## TASK DETAILS
Wherever the string "this" appears, copy the whole line.

## PROVIDED DATA
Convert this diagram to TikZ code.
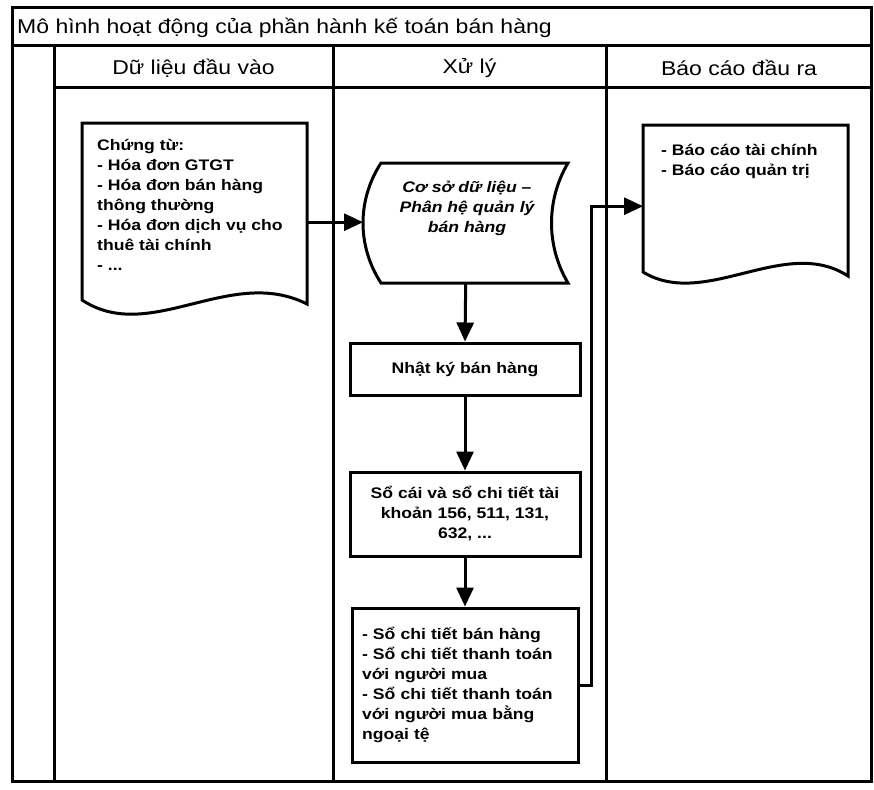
\documentclass[tikz,border=0pt]{standalone}
\usepackage{fontspec}
\setmainfont{Liberation Sans}[FakeStretch=1.15]
\usetikzlibrary{arrows.meta}

\newcommand{\titlefont}{\fontsize{20}{24}\selectfont}
\newcommand{\boxfont}{\fontsize{15.3}{20}\selectfont\bfseries}

\tikzset{
  rule/.style={line width=3pt},
  shapeline/.style={line width=3pt, line join=miter},
  procbox/.style={draw, line width=3pt, align=center, inner sep=0pt, font=\boxfont},
  boxtext/.style={inner sep=0pt, font=\boxfont},
  hdr/.style={inner sep=0pt, font=\titlefont},
  area/.style={inner sep=0pt},
  flow/.style={line width=3pt, -{Triangle[length=19pt,width=17pt]}},
}

\begin{document}
\begin{tikzpicture}[x=1pt, y=-1pt]
\useasboundingbox (0,0) rectangle (874,789);

% swimlane frame
\draw[rule] (12,8) rectangle (871,781);
\draw[rule] (12,46) -- (871,46);
\draw[rule] (54,88) -- (871,88);
\draw[rule] (54,46) -- (54,781);
\draw[rule] (333,46) -- (333,781);
\draw[rule] (606,46) -- (606,781);

% title and lane headings
\node[hdr, anchor=west] (title) at (17,28) {Mô hình hoạt động của phần hành kế toán bán hàng};
\node[hdr] (h1) at (193.5,68) {Dữ liệu đầu vào};
\node[hdr] (h2) at (469.5,68) {Xử lý};
\node[hdr] (h3) at (739,68) {Báo cáo đầu ra};

% input documents
\node[area, anchor=north west, minimum width=225pt, minimum height=198pt] (src) at (82,123) {};
\draw[shapeline] (82,123) -- (307,123) -- (307,304)
  .. controls (230,265) and (150,345) .. (82,300) -- cycle;
\node[boxtext, anchor=west, align=left] (srctext) at (97,205)
  {Chứng từ:\\- Hóa đơn GTGT\\- Hóa đơn bán hàng\\thông thường\\- Hóa đơn dịch vụ cho\\thuê tài chính\\- ...};

% stored data
\node[area, anchor=north west, minimum width=205pt, minimum height=120pt] (db) at (363,163) {};
\draw[shapeline] (381,163) -- (568,163)
  .. controls (546,200) and (546,246) .. (568,283)
  -- (381,283)
  .. controls (357,246) and (357,200) .. (381,163) -- cycle;
\node[boxtext, font=\boxfont\itshape, align=center] (dbtext) at (467,208)
  {Cơ sở dữ liệu –\\Phân hệ quản lý\\bán hàng};

% processing steps
\node[procbox, minimum width=230pt, minimum height=52pt] (journal) at (465,369) {Nhật ký bán hàng};
\node[procbox, minimum width=230pt, minimum height=84pt] (ledger) at (465,514)
  {Sổ cái và sổ chi tiết tài\\khoản 156, 511, 131,\\632, ...};
\node[procbox, text width=206pt, align=left, inner xsep=10pt, minimum height=154pt] (detail) at (465,685)
  {- Sổ chi tiết bán hàng\\- Sổ chi tiết thanh toán\\với người mua\\- Sổ chi tiết thanh toán\\với người mua bằng\\ngoại tệ};

% output reports
\node[area, anchor=north west, minimum width=205pt, minimum height=162pt] (out) at (643,125) {};
\draw[shapeline] (643,125) -- (848,125) -- (848,276)
  .. controls (785,235) and (705,310) .. (643,272) -- cycle;
\node[boxtext, anchor=west, align=left] (outtext) at (661,161)
  {- Báo cáo tài chính\\- Báo cáo quản trị};

% connectors
\draw[flow] (src.east) -- (db.west |- src.east);
\draw[flow] (db.south) -- (journal.north);
\draw[flow] (journal.south) -- (ledger.north);
\draw[flow] (ledger.south) -- (detail.north);
\draw[flow] (detail.east) -- ++(12,0) |- (out.west);

\end{tikzpicture}
\end{document}
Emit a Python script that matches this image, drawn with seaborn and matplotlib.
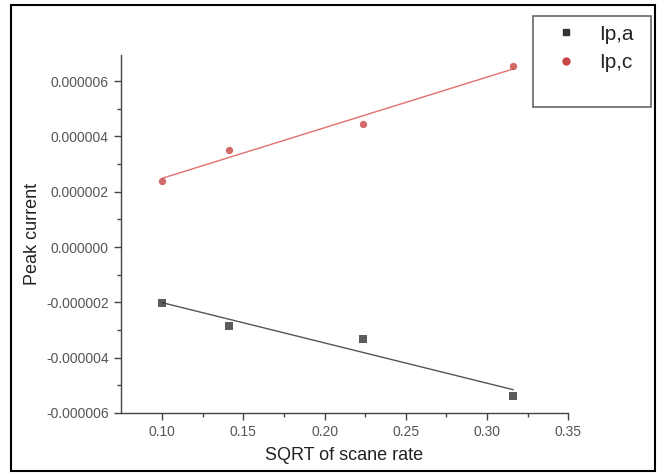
import numpy as np
import pandas as pd
import matplotlib
matplotlib.use("Agg")
import matplotlib.pyplot as plt
from matplotlib.patches import Rectangle
from matplotlib.lines import Line2D
import seaborn as sns

# data
scan_rate_sqrt = [0.1, 0.1414, 0.2236, 0.3162]
ip_a = [-2.02e-6, -2.86e-6, -3.33e-6, -5.39e-6]
ip_c = [2.39e-6, 3.52e-6, 4.45e-6, 6.56e-6]
series_names = ["Ip,a", "Ip,c"]
y_ticks = [-6e-6, -4e-6, -2e-6, 0, 2e-6, 4e-6, 6e-6]
x_ticks = [0.10, 0.15, 0.20, 0.25, 0.30, 0.35]

df = pd.DataFrame({
    "x": scan_rate_sqrt * 2,
    "y": ip_a + ip_c,
    "serie": [series_names[0]] * 4 + [series_names[1]] * 4,
})

sns.set_style("ticks")
plt.rcParams["font.family"] = ["Liberation Sans", "DejaVu Sans"]

fig = plt.figure(figsize=(6.6, 4.73), dpi=100)
ax = fig.add_axes([0.183, 0.127, 0.678, 0.757])

estilos = {
    "Ip,a": dict(marker="s", pt="#333333", ln="#555555"),
    "Ip,c": dict(marker="o", pt="#c94444", ln="#e07070"),
}
for nome in series_names:
    d = df[df["serie"] == nome]
    e = estilos[nome]
    sns.regplot(data=d, x="x", y="y", ci=None, ax=ax, marker=e["marker"],
                scatter_kws=dict(color=e["pt"], s=28, linewidths=0, zorder=3),
                line_kws=dict(color=e["ln"], lw=1.0))

ax.set_xlim(0.0745, 0.35)
ax.set_ylim(-6e-6, 6.95e-6)
ax.set_xticks(x_ticks)
ax.set_yticks(y_ticks)
ax.set_xticklabels([f"{v:.2f}" for v in x_ticks])
ax.set_yticklabels([f"{v:.6f}" for v in y_ticks])
ax.set_xticks(np.arange(0.125, 0.35, 0.05), minor=True)
ax.set_yticks(np.arange(-5e-6, 7e-6, 2e-6), minor=True)
ax.tick_params(axis="both", which="major", labelsize=10, labelcolor="#555555",
               color="#444444", length=5, width=1, direction="out")
ax.tick_params(axis="both", which="minor", color="#444444", length=3, width=1,
               direction="out")
for s in ["top", "right"]:
    ax.spines[s].set_visible(False)
for s in ["left", "bottom"]:
    ax.spines[s].set_color("#444444")
    ax.spines[s].set_linewidth(1.0)

ax.set_xlabel("SQRT of scane rate", fontsize=13, labelpad=6, color="#222222")
ax.set_ylabel("Peak current", fontsize=13, labelpad=4, color="#222222")

# legend box like Origin
fig.patches.append(Rectangle((533 / 660, 1 - 107 / 473), 118 / 660, 91 / 473,
                             transform=fig.transFigure, fill=False,
                             edgecolor="#666666", lw=1.2))
handles = [
    Line2D([], [], ls="", marker="s", color="#333333", markersize=4),
    Line2D([], [], ls="", marker="o", color="#c94444", markersize=5),
]
fig.legend(handles, series_names, loc="upper left",
           bbox_to_anchor=(537 / 660, 1 - 6 / 473), frameon=False,
           fontsize=15, handlelength=1.0, handletextpad=1.1, labelspacing=0.45)

# outer border
fig.patches.append(Rectangle((11 / 660, 2 / 473), 644 / 660, 466 / 473,
                             transform=fig.transFigure, fill=False,
                             edgecolor="black", lw=1.5))

fig.savefig("out.png", dpi=100, facecolor="white")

## FULL RESPONSE
Convert this diagram to TikZ code.
Emit a Python script that matches this image, drawn with seaborn and matplotlib.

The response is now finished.